Leader’s have a serious responsibility to ensure what is right for their subordinates. If a Soldier demonstrates a deficiency and would benefit from corrective training, then the following actions should occur:

(1) The Soldier is notified of the demonstrated deficiency, and it is properly documented on a DA Form 4856 (Developmental Counseling Form) detailing the problem and the measures to be taken to correct the problem. Always inform the Soldier and document both strengths and weaknesses during counseling.

(2) A supervising NCO or officer is present during the corrective training. This will prove to the Soldier that you are not only imposing this measure, but also setting an example and doing the right thing.
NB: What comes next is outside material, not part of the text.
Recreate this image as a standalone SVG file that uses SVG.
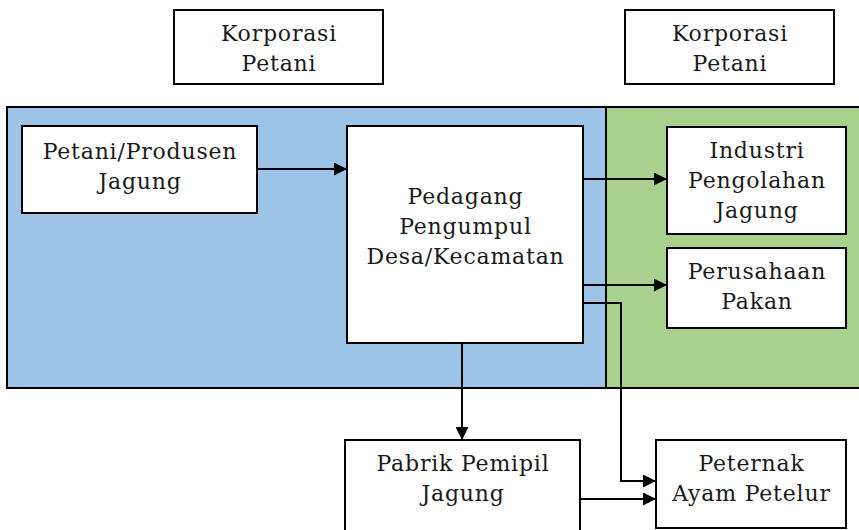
<svg xmlns="http://www.w3.org/2000/svg" width="859" height="530" viewBox="0 0 859 530">
<style>
.box{fill:#fff;stroke:#000;stroke-width:2}
.t{font-family:"DejaVu Serif","Liberation Serif",serif;font-size:22px;letter-spacing:0.8px;fill:#1a1a1a;text-anchor:middle}
.c{fill:none;stroke:#000;stroke-width:2}
</style>
<defs>
<marker id="ah" viewBox="0 0 10 10" refX="10" refY="5" markerWidth="13" markerHeight="13" markerUnits="userSpaceOnUse" orient="auto">
<path d="M0,0 L10,5 L0,10 z" fill="#000"/>
</marker>
</defs>
<g id="regions">
<rect x="7" y="107" width="599" height="281" fill="#9dc3e6" stroke="#000" stroke-width="2"/>
<rect x="606" y="107" width="260" height="281" fill="#a9d18e" stroke="#000" stroke-width="2"/>
</g>
<g id="korporasi1"><rect class="box" x="174" y="10" width="209" height="74"/><text class="t" x="279" y="41">Korporasi</text><text class="t" x="279" y="71">Petani</text></g>
<g id="korporasi2"><rect class="box" x="625" y="10" width="209" height="74"/><text class="t" x="730" y="41">Korporasi</text><text class="t" x="730" y="71">Petani</text></g>
<g id="petani"><rect class="box" x="22" y="126" width="235" height="87"/><text class="t" x="140" y="159">Petani/Produsen</text><text class="t" x="140" y="189">Jagung</text></g>
<g id="pedagang"><rect class="box" x="347" y="126" width="236" height="217"/><text class="t" x="465.5" y="204">Pedagang</text><text class="t" x="465.5" y="234">Pengumpul</text><text class="t" x="465.5" y="264">Desa/Kecamatan</text></g>
<g id="industri"><rect class="box" x="667" y="127" width="179" height="107"/><text class="t" x="757" y="158">Industri</text><text class="t" x="757" y="188">Pengolahan</text><text class="t" x="757" y="218">Jagung</text></g>
<g id="perusahaan"><rect class="box" x="667" y="248" width="179" height="80"/><text class="t" x="757" y="279">Perusahaan</text><text class="t" x="757" y="309">Pakan</text></g>
<g id="pabrik"><rect class="box" x="345" y="440" width="235" height="95"/><text class="t" x="463" y="471">Pabrik Pemipil</text><text class="t" x="463" y="501">Jagung</text></g>
<g id="peternak"><rect class="box" x="656" y="440" width="190" height="88"/><text class="t" x="751.5" y="471">Peternak</text><text class="t" x="751.5" y="501">Ayam Petelur</text></g>
<g id="connectors">
<line class="c" x1="257" y1="169" x2="347" y2="169" marker-end="url(#ah)"/>
<line class="c" x1="583" y1="179" x2="667" y2="179" marker-end="url(#ah)"/>
<line class="c" x1="583" y1="285" x2="667" y2="285" marker-end="url(#ah)"/>
<polyline class="c" points="583,303 621,303 621,481 656,481" marker-end="url(#ah)"/>
<line class="c" x1="462" y1="343" x2="462" y2="440" marker-end="url(#ah)"/>
<line class="c" x1="580" y1="499" x2="656" y2="499" marker-end="url(#ah)"/>
</g>
</svg>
Delegating supervision to another NCO or officer not specifically familiar with the Soldier and/or the deficiency may be less effective.

(3) Always demonstrate to the Soldier what he or she is doing right and/or doing wrong. Compliment the Soldier when they do the right thing and/or exceed the standards. Then personally demonstrate the correct standard when the Soldier fails to show improvement. This will help the Soldier learn from his/her mistakes and teach them how to be a better Soldier.

Both corrective training and extra duty are designed to help Soldiers improve. For more information, reference FM 6-22 (Army Leadership), AR 600-20 (Army Command Policy), and AR 27-10 (Military Justice). Your local IG is here to help and we are available to you, if you have questions or need assistance – especially when it comes to clarifying standards or policies. Let’s all continue to make the Great Place even greater.